Mt Rosea was selected to gain practice for Alpine activations as features rock outcrops, slopes and close to home.
Was looking at another summit (VK3/VE-075) in the Alpine however we received 96mm rain (recorded at my rain gauge) in the previous week (48mm over Easter) so decided to stay closer to home and try to avoid the water.
This was not to be. Whilst drier that around home it was wet in the grampians. Whilst the weather cleared up the further north you headed, there were clouds looming and masking the summits. Drive up was clean and parked at the carpal off Silverband Road. This is accesses from Mt Victory road as one way from Grampians road. No concerns with the weather, dressed accordingly once there and headed off.
Easy walk on the track. It was very wet with water courses running and wet rocks when heading up. Took under 2 hrs to cover the 4.8K to the summit.
It was a challenge to setup the end fed given the wet rocks on the summit. Also very busy with several walkers going to Mt Rosea and a couple walking through to Borough Huts so headed away from the lookout.
40M was alive. Qualified the site in 10 min on CW including a S2S with VK1MCW on VK1/AC-048
Went off and chased the park activators picking up 2 P2P contacts (VK6MB in Heathcote-Graytown National Park (VKFF-0624) and VK4SMA Mount Barney National Park (VKFF-0338)) Spent an hour on the summit for 10 contacts and happy to pack up and the drizzle was starting to annoy me.
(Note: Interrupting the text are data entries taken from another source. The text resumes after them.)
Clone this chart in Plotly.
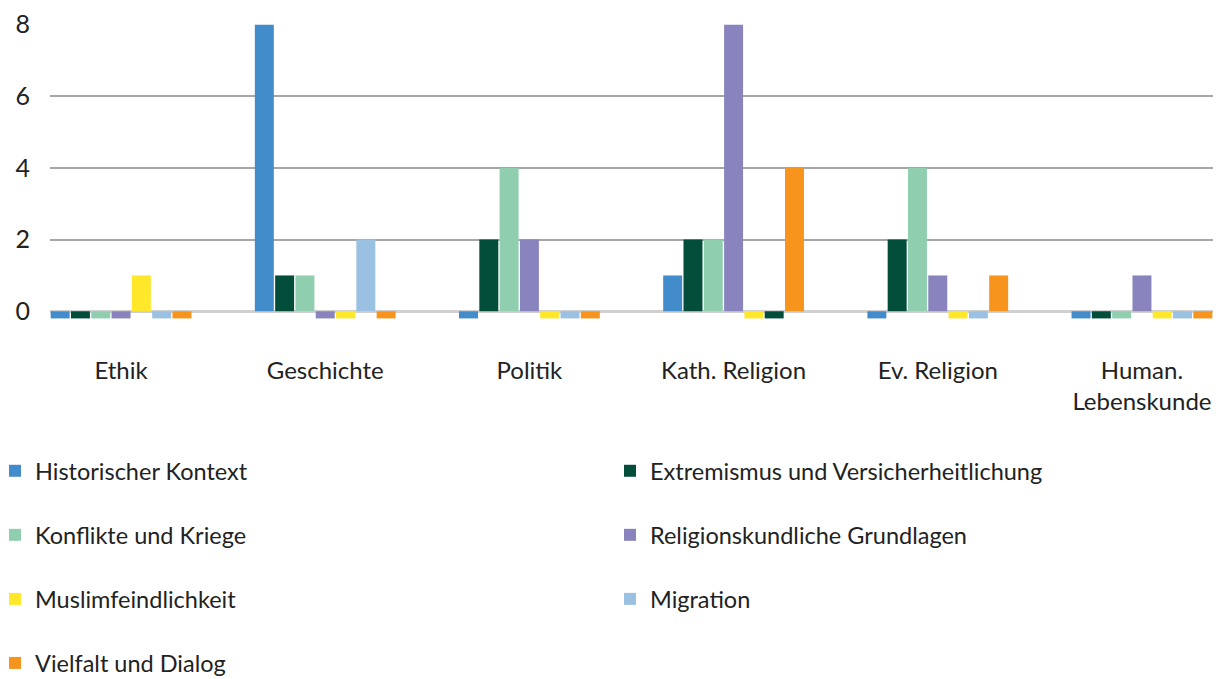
import plotly.graph_objects as go

categories = ["Ethik", "Geschichte", "Politik", "Kath. Religion", "Ev. Religion", "Human.<br>Lebenskunde"]

series_names = [
    "Historischer Kontext",
    "Extremismus und Versicherheitlichung",
    "Konflikte und Kriege",
    "Religionskundliche Grundlagen",
    "Muslimfeindlichkeit",
    "Migration",
    "Vielfalt und Dialog",
]

historischer_kontext = [0, 8, 0, 1, 0, 0]
extremismus = [0, 1, 2, 2, 2, 0]
konflikte = [0, 1, 4, 2, 4, 0]
religionskundliche = [0, 0, 2, 8, 1, 1]
muslimfeindlichkeit = [1, 0, 0, 0, 0, 0]
migration = [0, 2, 0, 0, 0, 0]
vielfalt = [0, 0, 0, 4, 1, 0]

values = [historischer_kontext, extremismus, konflikte, religionskundliche,
          muslimfeindlichkeit, migration, vielfalt]

colors = ["#438CCB", "#034E3A", "#8FCFAF", "#8984BE", "#FFE72A", "#9BC1E2", "#F7941E"]
# in the original, the zero stub of "Migration" under Kath. Religion is drawn dark green
point_colors = {5: ["#9BC1E2", "#9BC1E2", "#9BC1E2", "#034E3A", "#9BC1E2", "#9BC1E2"]}

ZERO_STUB = -0.2  # zero values are shown as small stubs below the axis
FONT = "Lato"

x_pos = list(range(len(categories)))

fig = go.Figure()
for i, (name, vals) in enumerate(zip(series_names, values)):
    plotted = [v if v != 0 else ZERO_STUB for v in vals]
    fig.add_trace(go.Bar(
        x=x_pos, y=plotted, name=name,
        customdata=vals,
        hovertemplate="%{customdata}<extra>" + name + "</extra>",
        marker=dict(color=point_colors.get(i, colors[i]), line=dict(width=0)),
        legend="legend" if i % 2 == 0 else "legend2",
        legendgroup=name,
    ))

PLOT_L, PLOT_R = 50, 1213
PW = PLOT_R - PLOT_L

legend_common = dict(
    orientation="v", xref="paper", yref="container", xanchor="left", yanchor="top",
    font=dict(family=FONT, size=23.5, color="#222222"),
    tracegroupgap=30.5, bgcolor="rgba(0,0,0,0)", itemwidth=30,
)

fig.update_layout(
    width=1222, height=679,
    margin=dict(l=PLOT_L, r=1222 - PLOT_R, t=24, b=357),
    paper_bgcolor="white", plot_bgcolor="white",
    barmode="group", bargap=0.304, bargroupgap=0.065,
    font=dict(family=FONT, size=22, color="#222222"),
    showlegend=True,
    legend=dict(x=(0 - PLOT_L) / PW, y=1 - 449 / 679, indentation=-5, **legend_common),
    legend2=dict(x=(610 - PLOT_L) / PW, y=1 - 449 / 679, **legend_common),
    xaxis=dict(
        tickmode="array", tickvals=x_pos, ticktext=categories, tickangle=0,
        range=[-0.348, 5.348], showgrid=False, zeroline=False, showline=False,
        ticks="outside", ticklen=27, tickcolor="rgba(0,0,0,0)",
        tickfont=dict(family=FONT, size=24, color="#222222"),
    ),
    yaxis=dict(
        range=[-0.3, 8.02], tickvals=[0, 2, 4, 6, 8],
        showgrid=True, gridcolor="#A6A6A6", gridwidth=1.5,
        zeroline=True, zerolinecolor="#D0D0D0", zerolinewidth=2.5,
        showline=False, ticks="outside", ticklen=14, tickcolor="rgba(0,0,0,0)",
        tickfont=dict(family=FONT, size=25, color="#222222"),
    ),
)

fig.write_html("out.html")
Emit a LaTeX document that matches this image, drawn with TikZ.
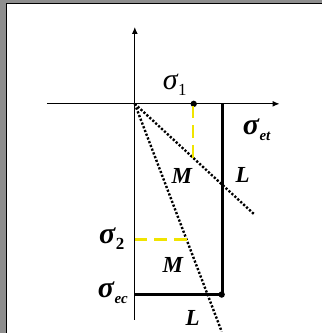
\documentclass[tikz,border=0pt]{standalone}
\definecolor{framegray}{RGB}{142,142,142}
\definecolor{dashyellow}{RGB}{240,228,0}
\usepackage{amsmath, amssymb}
\usepackage{fontspec}
\setmainfont{Liberation Serif}
\usepackage{tikz}
\usetikzlibrary{arrows.meta, positioning}
\newcommand{\sig}[3][]{{\fontsize{15}{15}\selectfont#1\itshape σ}\kern0.3pt\raisebox{-0.3em}{\fontsize{#2}{#2}\selectfont#3}}

\begin{document}
\begin{tikzpicture}[x=0.5pt, y=-0.5pt,
    dot/.style={circle, fill=black, inner sep=0pt, minimum size=3.2pt},
    lbl/.style={inner sep=0pt},
    ml/.style={inner sep=0pt, font=\fontsize{11.5}{11.5}\selectfont\bfseries\itshape}]
  % Window frame
  \fill[framegray] (0,0) rectangle (322,333);
  \fill[white] (7,4) rectangle (322,333);
  \draw[line width=0.5pt] (6.5,333) -- (6.5,3.5) -- (322,3.5);
  \useasboundingbox (0,0) rectangle (322,333);

  % Axes
  \coordinate (O) at (135,104);
  \coordinate (xl) at (47,104);
  \coordinate (xr) at (280,104);
  \coordinate (yt) at (135,27);
  \coordinate (yb) at (135,320);
  \draw[line width=0.6pt, -{Latex[length=3.5pt, width=3pt]}] (xl) -- (xr);
  \draw[line width=0.6pt, -{Latex[length=3.5pt, width=3pt]}] (yb) -- (yt);

  % Limit rectangle
  \coordinate (et) at (223,104);
  \coordinate (ec) at (135,295);
  \node[dot] (c) at (222,295) {};
  \draw[line width=1.3pt] (et) -- (223,295) -- (ec);

  % Load lines
  \coordinate (L1end) at (255,215);
  \coordinate (L2end) at (222,332);
  \draw[line width=1.2pt, dash pattern=on 1.1pt off 0.9pt] (O) -- (L1end);
  \draw[line width=1.2pt, dash pattern=on 1.1pt off 0.9pt] (O) -- (L2end);

  % Working points
  \node[dot] (s1) at (194,104) {};
  \coordinate (m1) at (193,159);
  \coordinate (s2) at (135,240);
  \coordinate (m2) at (189,240);
  \draw[dashyellow, line width=1.2pt, dash pattern=on 6.3pt off 3.5pt] (193,106) -- (m1);
  \draw[dashyellow, line width=1.2pt, dash pattern=on 6.3pt off 3.5pt] (s2) -- (m2);

  % Labels
  \node[lbl] (sig1) at (175,85) {\sig{8.5}{1}};
  \node[lbl] (sigEt) at (257,130) {\sig[\bfseries]{7.5}{\bfseries\itshape et}};
  \node[lbl] (sig2) at (112,239) {\sig[\bfseries]{8.5}{\bfseries 2}};
  \node[lbl] (sigEc) at (113,293) {\sig[\bfseries]{7.5}{\bfseries\itshape ec}};
  \node[ml] (M1) at (182,176) {M};
  \node[ml] (L1) at (243,175) {L};
  \node[ml] (M2) at (173,265) {M};
  \node[ml] (L2) at (193,318) {L};
\end{tikzpicture}
\end{document}
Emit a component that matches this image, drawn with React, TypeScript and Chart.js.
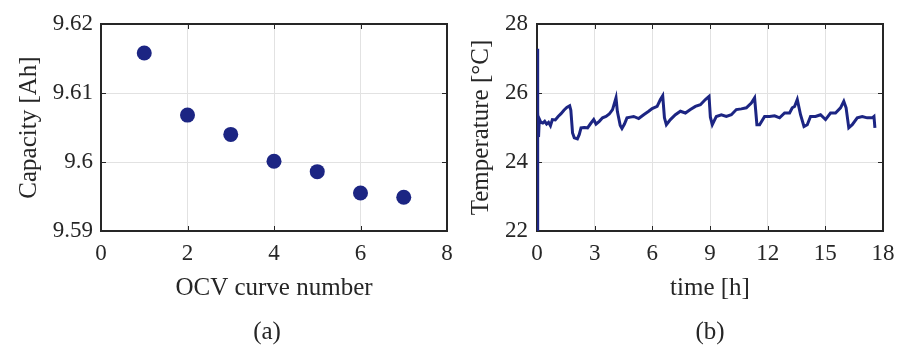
import React, { useEffect, useRef } from "react";
import { Chart, registerables } from "chart.js";

Chart.register(...registerables);

// ---- Data (a): capacity vs OCV curve number ----
const curveNumbers = [1, 2, 3, 4, 5, 6, 7];
const capacities = [9.6158, 9.6068, 9.604, 9.6001, 9.5986, 9.5955, 9.5949];
const capXTicks = [0, 2, 4, 6, 8];
const capYTicks = [9.59, 9.6, 9.61, 9.62];

// ---- Data (b): temperature vs time ----
const timeHours = [
  0.0, 0.02, 0.05, 0.08, 0.12, 0.2, 0.3, 0.4, 0.5, 0.6, 0.7, 0.8, 0.95, 1.1, 1.25, 1.4, 1.55, 1.7,
  1.76, 1.85, 1.94, 2.1, 2.2, 2.29, 2.45, 2.63, 2.81, 2.95, 3.07, 3.24, 3.41, 3.59, 3.76, 3.93,
  4.11, 4.18, 4.33, 4.42, 4.55, 4.68, 4.86, 5.03, 5.29, 5.55, 5.81, 5.99, 6.25, 6.42, 6.54, 6.63,
  6.73, 6.94, 7.2, 7.46, 7.72, 7.98, 8.24, 8.5, 8.76, 8.95, 9.02, 9.12, 9.33, 9.59, 9.85, 10.11,
  10.37, 10.63, 10.89, 11.15, 11.32, 11.44, 11.58, 11.84, 12.1, 12.36, 12.62, 12.88, 13.14, 13.28,
  13.4, 13.54, 13.71, 13.89, 14.06, 14.23, 14.49, 14.75, 15.01, 15.27, 15.53, 15.79, 15.96, 16.08,
  16.22, 16.4, 16.66, 16.92, 17.18, 17.44, 17.53, 17.58,
];
const temperatures = [
  22.0, 27.28, 25.45, 24.72, 25.25, 25.15, 25.13, 25.18, 25.1, 25.15, 25.05, 25.23, 25.22, 25.32, 25.4, 25.5, 25.58, 25.63,
  25.5, 24.84, 24.7, 24.67, 24.8, 24.99, 25.0, 24.99, 25.13, 25.23, 25.1, 25.18, 25.28, 25.32, 25.39, 25.52,
  25.86, 25.47, 25.06, 24.97, 25.1, 25.28, 25.3, 25.32, 25.26, 25.37, 25.47, 25.55, 25.61, 25.81, 25.92, 25.28,
  25.08, 25.23, 25.37, 25.47, 25.42, 25.52, 25.61, 25.66, 25.81, 25.9, 25.3, 25.08, 25.32, 25.37, 25.32, 25.37,
  25.52, 25.54, 25.57, 25.71, 25.86, 25.08, 25.08, 25.32, 25.32, 25.34, 25.28, 25.42, 25.42, 25.57,
  25.61, 25.81, 25.37, 25.03, 25.08, 25.32, 25.32, 25.37, 25.23, 25.42, 25.42, 25.57, 25.76, 25.57,
  24.99, 25.08, 25.28, 25.32, 25.28, 25.28, 25.32, 24.99,
];
const timeTicks = [0, 3, 6, 9, 12, 15, 18];
const tempTicks = [22, 24, 26, 28];

const NAVY = "#1c2583";
const TEXT = "#262626";
const GRID = "#e2e2e2";
const FONT = "'Liberation Serif', 'Times New Roman', serif";

const matlabFrame = {
  id: "matlabFrame",
  beforeDatasetsDraw(chart: any) {
    const { ctx, chartArea: a, scales } = chart;
    const L = 5;
    ctx.save();
    ctx.strokeStyle = TEXT;
    ctx.lineWidth = 1;
    ctx.beginPath();
    scales.x.ticks.forEach((t: any) => {
      const px = Math.round(scales.x.getPixelForValue(t.value)) + 0.5;
      ctx.moveTo(px, a.bottom);
      ctx.lineTo(px, a.bottom - L);
      ctx.moveTo(px, a.top);
      ctx.lineTo(px, a.top + L);
    });
    scales.y.ticks.forEach((t: any) => {
      const py = Math.round(scales.y.getPixelForValue(t.value)) + 0.5;
      ctx.moveTo(a.left, py);
      ctx.lineTo(a.left + L, py);
      ctx.moveTo(a.right, py);
      ctx.lineTo(a.right - L, py);
    });
    ctx.stroke();
    ctx.lineWidth = 2;
    ctx.strokeRect(a.left, a.top, a.right - a.left, a.bottom - a.top);
    ctx.restore();
  },
};

const fmt = (v: any) => String(+Number(v).toFixed(4));

function makeScales(opts: {
  xMin: number; xMax: number; xTicks: number[]; xTitle: string;
  yMin: number; yMax: number; yTicks: number[]; yTitle: string;
  yWidth: number; yTitlePad: number; yTickPad: number;
}) {
  return {
    x: {
      type: "linear",
      min: opts.xMin,
      max: opts.xMax,
      afterBuildTicks: (s: any) => { s.ticks = opts.xTicks.map((v) => ({ value: v })); },
      afterFit: (s: any) => { s.height = 118; },
      grid: { color: GRID, lineWidth: 1, drawTicks: false },
      border: { display: false },
      ticks: { color: TEXT, font: { family: FONT, size: 23 }, padding: 9, callback: fmt, maxRotation: 0, autoSkip: false },
      title: { display: true, text: opts.xTitle, color: TEXT, font: { family: FONT, size: 25 }, padding: { top: 0, bottom: 46 } },
    },
    y: {
      type: "linear",
      min: opts.yMin,
      max: opts.yMax,
      afterBuildTicks: (s: any) => { s.ticks = opts.yTicks.map((v) => ({ value: v })); },
      afterFit: (s: any) => { s.width = opts.yWidth; },
      grid: { color: GRID, lineWidth: 1, drawTicks: false },
      border: { display: false },
      ticks: { color: TEXT, font: { family: FONT, size: 23 }, padding: opts.yTickPad, callback: fmt, autoSkip: false },
      title: { display: true, text: opts.yTitle, color: TEXT, font: { family: FONT, size: 25 }, padding: { top: opts.yTitlePad, bottom: 0 } },
    },
  };
}

export default function App() {
  const leftRef = useRef<HTMLCanvasElement>(null);
  const rightRef = useRef<HTMLCanvasElement>(null);

  useEffect(() => {
    const left = new Chart(leftRef.current as HTMLCanvasElement, {
      type: "scatter",
      data: {
        datasets: [{
          data: curveNumbers.map((x, i) => ({ x, y: capacities[i] })),
          backgroundColor: NAVY,
          borderColor: NAVY,
          borderWidth: 0,
          pointRadius: 7.5,
        }],
      },
      options: {
        responsive: false,
        animation: false,
        devicePixelRatio: 1,
        layout: { padding: { top: 24, right: 23, bottom: 0, left: 0 } },
        plugins: { legend: { display: false }, tooltip: { enabled: false } },
        scales: makeScales({
          xMin: 0, xMax: 8, xTicks: capXTicks, xTitle: "OCV curve number",
          yMin: 9.59, yMax: 9.62, yTicks: capYTicks, yTitle: "Capacity [Ah]",
          yWidth: 101, yTitlePad: 14, yTickPad: 8,
        }) as any,
      },
      plugins: [matlabFrame],
    } as any);

    const right = new Chart(rightRef.current as HTMLCanvasElement, {
      type: "line",
      data: {
        datasets: [{
          data: timeHours.map((x, i) => ({ x, y: temperatures[i] })),
          borderColor: NAVY,
          borderWidth: 3,
          pointRadius: 0,
          tension: 0,
          fill: false,
        }],
      },
      options: {
        responsive: false,
        animation: false,
        devicePixelRatio: 1,
        layout: { padding: { top: 24, right: 24, bottom: 0, left: 0 } },
        plugins: { legend: { display: false }, tooltip: { enabled: false } },
        scales: makeScales({
          xMin: 0, xMax: 18, xTicks: timeTicks, xTitle: "time [h]",
          yMin: 22, yMax: 28, yTicks: tempTicks, yTitle: "Temperature [°C]",
          yWidth: 82, yTitlePad: 11, yTickPad: 9,
        }) as any,
      },
      plugins: [matlabFrame],
    } as any);

    return () => {
      left.destroy();
      right.destroy();
    };
  }, []);

  const capStyle: React.CSSProperties = {
    position: "absolute",
    top: 316,
    width: 60,
    textAlign: "center",
    fontFamily: FONT,
    fontSize: 25,
    color: TEXT,
    lineHeight: "30px",
  };

  return (
    <div style={{ position: "fixed", left: 0, top: 0, width: 897, height: 349, background: "#fff", overflow: "hidden" }}>
      <canvas ref={leftRef} width={470} height={349} style={{ position: "absolute", left: 0, top: 0, display: "block" }} />
      <canvas ref={rightRef} width={452} height={349} style={{ position: "absolute", left: 455, top: 0, display: "block" }} />
      <div style={{ ...capStyle, left: 267 - 30 }}>(a)</div>
      <div style={{ ...capStyle, left: 710 - 30 }}>(b)</div>
    </div>
  );
}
Carefully packed up as the rocks were very slippery and I didn’t want to slip. Have to stay sharp on the way back as easy to miss a turn and end up coming out in the valley. Not a biggie as you will hit the road eventually but would be very wet in these conditions and hard going so best to stay on track.
Nice clean activation. Mt Rosea is the pick of the summits in the Serra Range. You can add (VK3/VW-009) Near Sundial Peak and (VK3/VW-007) Near Boroka Lookout if you were in the area but I was on a mission as wanted to be home to cook tea.
Will return for (VK3/VS-011) Mt Abrupt soon enough as a great site with a good walk up.